Le chevalier martyr

L’auteur, spécialiste d’histoire médiévale, a voulu plonger le lecteur dans le milieu de l’époque avec l’écriture d’aujourd’hui (1). Pari risqué qui désorientera certains mais ravira d’autres dont je suis. Guilhem Gauzy, seigneur de Molhet, a participé à l’aventure d’une croisade en Terre sainte. Cet homme « anéanti par le décès de ses proches », orphelin, veuf inconsolable, vaincu et otage des Infidèles, a passé son enfance dans les Corbières et « cherche Dieu pour lui demander des comptes ». Brûlé, repoussé par la poix liquide lors de l’assaut, Guilhem est dans un sale état : « Il fallait me porter au-dessus d’un baquet pour que j’y vide mes tripes… J’étais de nouveau nourrisson dans ses langes, mais nourrisson monstrueux, confuse créature à mi-chemin entre la naissance et les vers ». D’une écriture inspirée, les mots du langage d’alors fleurissent tout au long du récit : achaïe, alleu, auxine, badelaire, bayle, bannette, bourbe lier, boutre, etc. Une véritable plongée dans le vocabulaire du XIIIe siècle ! Guilhem raconte la maladie des habitants d’alentour de Gruissan victimes de la « suette ». Et puis c’est l’été où les plus belles fontaines « ne donnent qu’une eau sale et quelques sangsues plates. Jamais je n’aurais cru vivre plus chaud ; j’ai pourtant sué comme assis sur un gril chez les Sarrasins ». Sa virilité a bien été entamée là-bas : « Cette vigueur précisément s’est évanouie avec toute celle qui a quitté le bas de mon corps. Je m’en sers pour pisser ». Miraculeusement sauvé d’un naufrage, il agrippe un tonneau à qui il devra sa survie… le doigt de la Providence.
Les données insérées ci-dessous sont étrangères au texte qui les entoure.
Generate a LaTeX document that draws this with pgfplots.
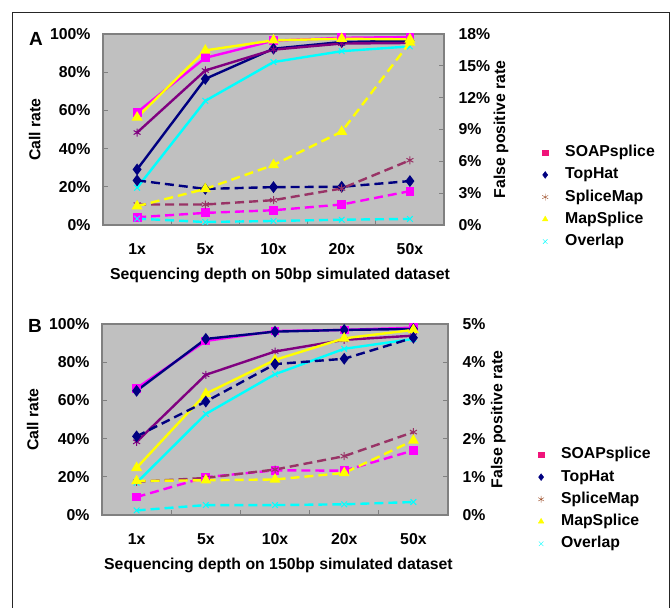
\documentclass[border=0pt]{standalone}
\usepackage{pgfplots}
\pgfplotsset{compat=1.18}
\usepackage{fontspec}
\setmainfont{Liberation Sans}
\definecolor{bggray}{HTML}{C0C0C0}
\definecolor{axgray}{HTML}{808080}
\definecolor{cSOAP}{HTML}{FF00FF}
\definecolor{cSOAPleg}{HTML}{F0147A}
\definecolor{cTop}{HTML}{000080}
\definecolor{cSM}{HTML}{800080}
\definecolor{cSMd}{HTML}{993366}
\definecolor{cSMleg}{HTML}{A0522D}
\definecolor{cMS}{HTML}{FFFF00}
\definecolor{cOv}{HTML}{00FFFF}
\newcommand{\fs}{\fontsize{15.8}{18}\selectfont\bfseries}

\pgfplotsset{
  base/.style={scale only axis, xmin=-0.5, xmax=4.5, clip=false,
    axis line style={axgray, line width=1.2pt},
    tick style={axgray, line width=1pt},
    tick label style={font=\fs}, label style={font=\fs},
    major tick length=5pt},
  callstyle/.style={base, axis background/.style={fill=bggray},
    ymin=0, ymax=100,
    ytick={0,20,...,100}, yticklabels={0\%,20\%,40\%,60\%,80\%,100\%},
    tick pos=left,
    xtick={0.5,1.5,2.5,3.5}, xticklabels={,,,},
    extra x ticks={0,1,2,3,4}, extra x tick labels={1x,5x,10x,20x,50x},
    extra x tick style={major tick length=0pt, xticklabel style={yshift=-15pt}},
    ylabel={Call rate},
    ylabel style={at={(axis description cs:-0.2,0.5)}, anchor=center},
    yticklabel style={xshift=-9pt},
    legend style={draw=none, fill=none, inner sep=0pt, font=\fs,
      nodes={inner sep=1pt, text height=11.5pt, text depth=3.5pt},
      row sep=5.2pt, cells={anchor=west}},
    legend image code/.code={\draw[##1] plot coordinates {(0pt,0pt)}; \path[draw=none, fill=none] (-4pt,0pt) -- (19pt,0pt);},
  },
  fpstyle/.style={base, axis x line=none, axis y line*=right, ymin=0,
    yticklabel style={xshift=11pt},
    ylabel={False positive rate}},
  sol/.style={line width=2.4pt, mark options={solid}},
  dsh/.style={line width=2.4pt, dash pattern=on 9pt off 5pt, mark options={solid}},
  pSOAP/.style={color=cSOAP, mark=square*, mark size=3.2pt},
  pTop/.style={color=cTop, mark=diamond*, mark size=4pt},
  pSM/.style={color=cSM, mark=asterisk, mark size=4pt, mark options={line width=1pt}},
  pSMd/.style={color=cSMd, mark=asterisk, mark size=4pt, mark options={line width=1pt}},
  pMS/.style={color=cMS, mark=triangle*, mark size=4pt},
  pOv/.style={color=cOv, mark=x, mark size=4pt, mark options={line width=1pt}},
}

\begin{document}
\begin{tikzpicture}
\useasboundingbox (0pt,0pt) rectangle (671pt,607pt);
\fill[white] (0pt,0pt) rectangle (671pt,607pt);
\draw[line width=1.2pt, black!85] (12.5pt,-2pt) -- (12.5pt,594.5pt) -- (669.5pt,594.5pt) -- (669.5pt,-2pt);

% ---------------- Panel A ----------------
\begin{axis}[callstyle, at={(103pt,382pt)}, anchor=south west, width=341pt, height=191pt,
  xlabel={Sequencing depth on 50bp simulated dataset},
  xlabel style={at={(axis description cs:0.519,-0.262)}, anchor=center},
  legend style={at={(axis description cs:1.2845,0.424)}, anchor=north west}]
\addlegendimage{only marks, mark=square*, color=cSOAPleg, mark size=2.6pt}
\addlegendentry{SOAPsplice}
\addlegendimage{only marks, mark=diamond*, color=cTop, mark size=3.4pt}
\addlegendentry{TopHat}
\addlegendimage{only marks, mark=asterisk, color=cSMleg, mark size=3.4pt}
\addlegendentry{SpliceMap}
\addlegendimage{only marks, mark=triangle*, color=cMS, mark size=3.2pt}
\addlegendentry{MapSplice}
\addlegendimage{only marks, mark=x, color=cOv, mark size=3.2pt}
\addlegendentry{Overlap}
\addplot[sol, pSOAP] coordinates {(0,59) (1,87.5) (2,96.5) (3,98) (4,98.4)};
\addplot[sol, pTop] coordinates {(0,29.1) (1,76.5) (2,92.3) (3,95.8) (4,96.5)};
\addplot[sol, pSM] coordinates {(0,48.4) (1,80.9) (2,91.8) (3,95) (4,95.3)};
\addplot[sol, pMS] coordinates {(0,56.3) (1,91.4) (2,96.7) (3,97.5) (4,97.2)};
\addplot[sol, pOv] coordinates {(0,19.5) (1,65) (2,85.3) (3,91) (4,93.5)};
\end{axis}
\begin{axis}[fpstyle, at={(103pt,382pt)}, anchor=south west, width=341pt, height=191pt,
  ymax=18, ytick={0,3,...,18}, yticklabels={0\%,3\%,6\%,9\%,12\%,15\%,18\%},
  ylabel style={at={(axis description cs:1.167,0.5)}, anchor=center, rotate=0}]
\addplot[dsh, pSOAP] coordinates {(0,0.73) (1,1.14) (2,1.39) (3,1.93) (4,3.19)};
\addplot[dsh, pTop] coordinates {(0,4.2) (1,3.4) (2,3.57) (3,3.6) (4,4.14)};
\addplot[dsh, pSMd] coordinates {(0,1.93) (1,1.93) (2,2.34) (3,3.44) (4,6.1)};
\addplot[dsh, pMS] coordinates {(0,1.77) (1,3.4) (2,5.65) (3,8.8) (4,17.2)};
\addplot[dsh, pOv] coordinates {(0,0.6) (1,0.28) (2,0.38) (3,0.5) (4,0.57)};
\end{axis}

% ---------------- Panel B ----------------
\begin{axis}[callstyle, at={(102pt,92pt)}, anchor=south west, width=346pt, height=191pt,
  xlabel={Sequencing depth on 150bp simulated dataset},
  xlabel style={at={(axis description cs:0.51,-0.262)}, anchor=center},
  legend style={at={(axis description cs:1.257,0.36)}, anchor=north west}]
\addlegendimage{only marks, mark=square*, color=cSOAPleg, mark size=2.6pt}
\addlegendentry{SOAPsplice}
\addlegendimage{only marks, mark=diamond*, color=cTop, mark size=3.4pt}
\addlegendentry{TopHat}
\addlegendimage{only marks, mark=asterisk, color=cSMleg, mark size=3.4pt}
\addlegendentry{SpliceMap}
\addlegendimage{only marks, mark=triangle*, color=cMS, mark size=3.2pt}
\addlegendentry{MapSplice}
\addlegendimage{only marks, mark=x, color=cOv, mark size=3.2pt}
\addlegendentry{Overlap}
\addplot[sol, pSOAP] coordinates {(0,66.4) (1,91.1) (2,96.3) (3,96.9) (4,98.1)};
\addplot[sol, pTop] coordinates {(0,65) (1,92.2) (2,96) (3,96.9) (4,97.4)};
\addplot[sol, pSM] coordinates {(0,38.3) (1,73.4) (2,85.6) (3,91.7) (4,93.9)};
\addplot[sol, pMS] coordinates {(0,24.7) (1,63.5) (2,81.2) (3,92.5) (4,96.9)};
\addplot[sol, pOv] coordinates {(0,16.9) (1,52.9) (2,73.7) (3,87) (4,92.2)};
\end{axis}
\begin{axis}[fpstyle, at={(102pt,92pt)}, anchor=south west, width=346pt, height=191pt,
  ymax=5, ytick={0,1,...,5}, yticklabels={0\%,1\%,2\%,3\%,4\%,5\%},
  ylabel style={at={(axis description cs:1.145,0.5)}, anchor=center, rotate=0}]
\addplot[dsh, pSOAP] coordinates {(0,0.47) (1,0.99) (2,1.17) (3,1.16) (4,1.69)};
\addplot[dsh, pTop] coordinates {(0,2.06) (1,2.97) (2,3.95) (3,4.09) (4,4.64)};
\addplot[dsh, pSMd] coordinates {(0,0.87) (1,0.97) (2,1.19) (3,1.54) (4,2.17)};
\addplot[dsh, pMS] coordinates {(0,0.89) (1,0.91) (2,0.93) (3,1.10) (4,1.95)};
\addplot[dsh, pOv] coordinates {(0,0.12) (1,0.26) (2,0.26) (3,0.28) (4,0.34)};
\end{axis}

\node[font=\fontsize{19}{22}\selectfont\bfseries] at (36pt,568pt) {A};
\node[font=\fontsize{19}{22}\selectfont\bfseries] at (35pt,281pt) {B};
\end{tikzpicture}
\end{document}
Il faut lire le banquet de Famagouste, un morceau d’anthologie que je ne dévoilerai pas. La truculence et la verdeur du langage nous changent agréablement du sirop romantique des siècles à venir. À quand le prochain conte médiéval ? (1) « Le chevalier assis» — Nicolas Gouzy — Editions Privat — mai 2009 — 19 €.